When we implemented this approach to customer segmentation and mapped user conversion rates as well as revenue per user for each of the segments, the results were quite promising. Results for the conversion rate (CR) can be expected, however, seeing the higher in revenue per converted user (RPU) was not something expected. This could mean that more active users are more engaged with the product and are ready to shop cross-category, increase basket size by either shopping for more items or for items at a higher price.

Active segments are related to higher conversions and revenue per user. Image by author.

Of course you want to make this — as any — model actionable. The point of making it simple is that you can iterate fast and show business results, which hopefully will show you that you’re moving to the right direction.

In our case, we decided to first go into testing with the CRM communications, which did not promise anything extra to the customer, however, we structured the communications around the time the user was last seen on the app. In our case, the timing is quite important, and it may be even more important in yours as the user takes their purchase decision purchase something even before they land on your app. You may have similar conclusions based on your expiratory data analysis.

Ideally, your first iteration and the rest of the iterations should be launched within an AB test, so you can evaluate the real result or the real impact of reaching out to those customers one extra time. As your iterations progress, you can start increasing the rewards per customer based on the expected uplift in the average order value and conversion rate.

When running an AB test, it would be perfect to exclude the control group from the rest of the communications and keep the target group only the target group for this campaign to get the purest results possible, unless you can decouple the results from different campaigns.

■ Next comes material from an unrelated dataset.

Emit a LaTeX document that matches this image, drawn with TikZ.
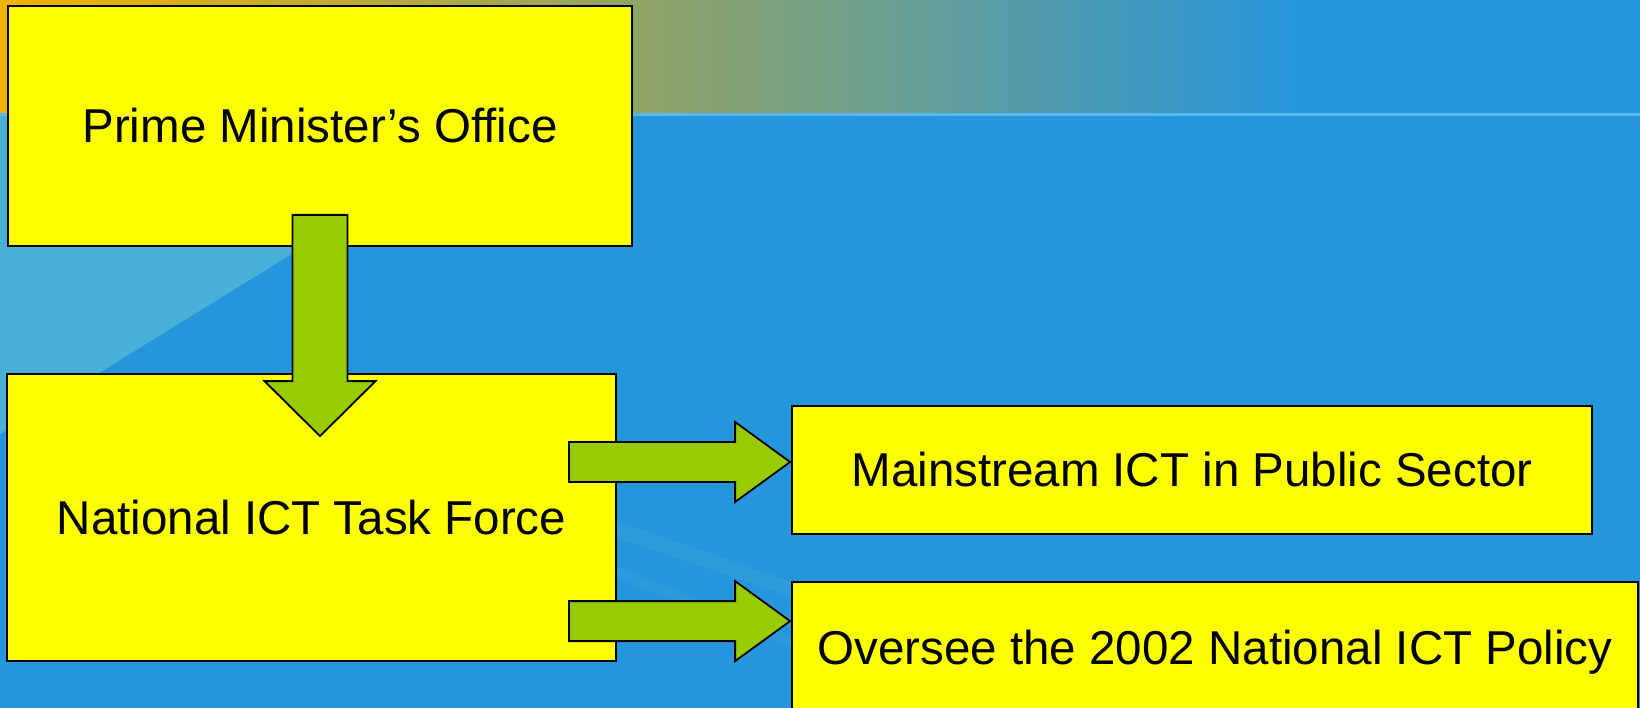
\documentclass[tikz,border=0pt]{standalone}
\usepackage{fontspec}
\setmainfont{Liberation Sans}
\usepackage{tikz}
\usetikzlibrary{calc, positioning}

\definecolor{bgblue}{RGB}{37,150,220}
\definecolor{bglight}{RGB}{74,176,216}
\definecolor{bandorange}{RGB}{240,178,0}
\definecolor{bandgreen}{RGB}{118,160,132}
\definecolor{bandline}{RGB}{90,182,240}
\definecolor{boxyellow}{RGB}{255,255,0}
\definecolor{arrowgreen}{RGB}{153,204,0}

\tikzset{
    box/.style={rectangle, draw=black, line width=1.8pt, fill=boxyellow, inner sep=0pt,
        font=\fontsize{47.5}{56}\selectfont, align=center},
    blockarrow/.style={draw=black, line width=1.8pt, fill=arrowgreen, line join=miter}
}

\begin{document}
\begin{tikzpicture}[x=1pt, y=-1pt]
    \useasboundingbox (0,0) rectangle (1640,708);
    \clip (0,0) rectangle (1640,708);

    % background
    \fill[bgblue] (0,0) rectangle (1640,708);
    \fill[bglight] (0,115) -- (517,115) -- (0,434) -- cycle;
    \fill[bglight, opacity=0.25] (600,515) -- (800,585) -- (800,600) -- (600,532) -- cycle;
    \fill[bglight, opacity=0.2] (600,560) -- (800,640) -- (800,650) -- (600,572) -- cycle;
    \shade[left color=bandorange, right color=bandgreen] (0,0) rectangle (820,113);
    \shade[left color=bandgreen, right color=bgblue] (820,0) rectangle (1300,113);
    \fill[bgblue] (1300,0) rectangle (1640,113);
    \fill[bandline] (0,113) rectangle (1640,116);

    % boxes
    \node[box, minimum width=624, minimum height=240] (pm) at (320,126) {Prime Minister’s Office};
    \node[box, minimum width=609, minimum height=287] (ntf) at (311.5,517.5) {National ICT Task Force};
    \node[box, minimum width=800, minimum height=128] (mps) at (1192,470) {Mainstream ICT in Public Sector};
    \node[box, minimum width=846, minimum height=140] (ovs) at (1215,652) {Oversee the 2002 National ICT Policy};

    % down arrow
    \coordinate (ds) at ($(pm.south)+(0,-32)$);
    \coordinate (de) at ($(ntf.north -| pm.south)+(0,63)$);
    \draw[blockarrow] ($(ds)+(-27.5,0)$) -- ($(ds)+(27.5,0)$) -- ($(de)+(27.5,-55)$)
        -- ($(de)+(55.5,-55)$) -- (de) -- ($(de)+(-55.5,-55)$)
        -- ($(de)+(-27.5,-55)$) -- cycle;

    % right arrows
    \coordinate (r1s) at ($(ntf.east |- mps.west)+(-48,-8)$);
    \coordinate (r1e) at ($(mps.west)+(-1,-8)$);
    \coordinate (r2s) at ($(ntf.east |- ovs.north west)+(-48,40)$);
    \coordinate (r2e) at ($(ovs.north west)+(-1,40)$);
    \foreach \s/\e in {r1s/r1e, r2s/r2e}
        \draw[blockarrow] ($(\s)+(0,-20)$) -- ($(\e)+(-55,-20)$) -- ($(\e)+(-55,-40)$)
            -- (\e) -- ($(\e)+(-55,40)$) -- ($(\e)+(-55,20)$)
            -- ($(\s)+(0,20)$) -- cycle;
\end{tikzpicture}
\end{document}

And because the users were active within a short period of time, you may pay additional attention to how they were targeted with CRM or marketing campaigns before you reach out to them again.

Why not opt-in for a DS model?

There are a few reasons why it may be better to opt for a simple data model instead of a more complex data science model.

One reason is a lack of data. Data science models often require large amounts of data to be trained effectively. If you don’t have enough data, a simple model may be more appropriate because it will be less prone to overfitting and may be more likely to generalize to new data.

Another reason is interpretability. Simple models are often easier to understand and interpret, especially for people who are not data scientists. This can be especially important in situations where the results of the model need to be explained to non-technical stakeholders.

Finally, simple models can also be faster to deliver. Data science models can take a long time to train, especially if you have a lot of data. Simple models can often be trained and implemented much more quickly, which can be important if you need to get a solution in place in a short amount of time.

Overall, there are trade-offs to be considered when deciding between a simple data model and a more complex data science model. In some cases, a simple model may be more appropriate, while in other cases a more complex model may be needed to achieve the desired level of accuracy and performance.